In 2007 I decided to try my hand at a blog. I started with a blog focused on the environment and then six years ago switched to SMART Living 365.com. Here are a few lessons I’ve learned so far.
- Realize that blogging is a LOT more work than most people realize. It only looks easy when it’s done well.
- Be clear about your intentions/purpose for blogging, just like for writing or publishing. The “why” you do what you do matters more than you realize.
- If you go into it to make money, please understand that it takes as much, if not more work to be a successful blogger than it does to start and run any successful business.
- Growing a blog following takes time. Patience and discipline are necessary.
- Choose a name and a “topic” that excites you and inspires you to want to keep doing it for a long time.
- Don’t try to make your writing please your family and friends. Write what satisfies you, and sometimes your friends and family will like it too.
- Try not to get obsessed with numbers and counting—most of those markers are just a distraction.

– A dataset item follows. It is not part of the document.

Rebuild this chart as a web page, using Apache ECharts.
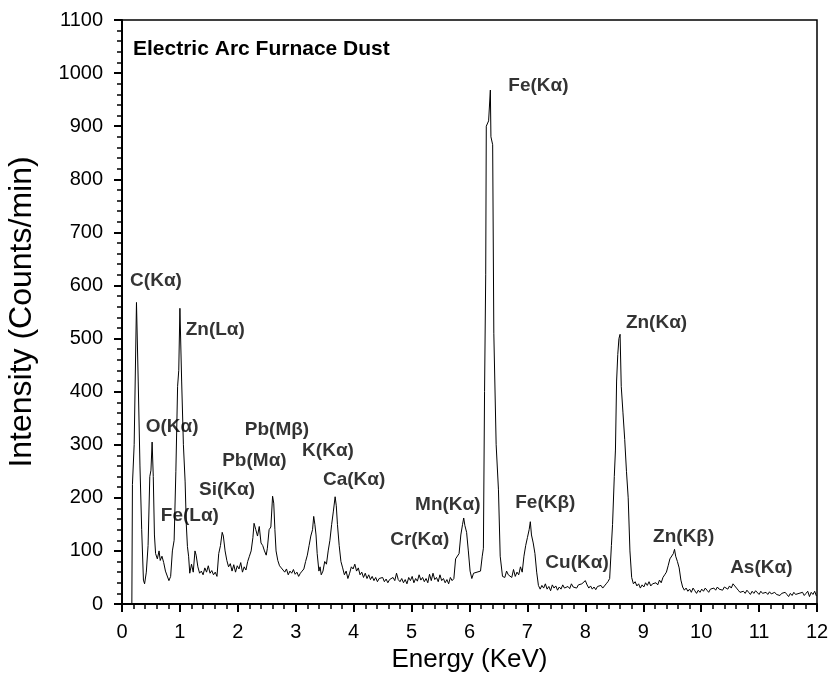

- Don’t worry if others leave comments or not. Be satisfied with the occasional word from people that they are getting something positive from your site. And remember, more comments means more work.
- Only use your own photos! (Or at least make sure each is genuinely copyright free.)
- Prepare for the unexpected—especially if you created and manage your blog yourself. Computers crash. Websites go blank. Uncertainty is guaranteed, so get comfortable with change.
- Don’t fight with trolls. The more you allow critics or trolls to get under your skin the less you’ll create.
- Try not to compare your blog or your writing to others. Be yourself.
If you believe that success is only achieved when lots of money is made, then my writing career surely falls short on that measure. But if you believe that real wealth comes from meaningful work, the opportunity to create, growing self-awareness and service to others, then writing offers that gift to any of us who consistently puts words to paper. As usual, the SMART approach is to stay awake, aware and audaciously alive regardless of how you decide to create.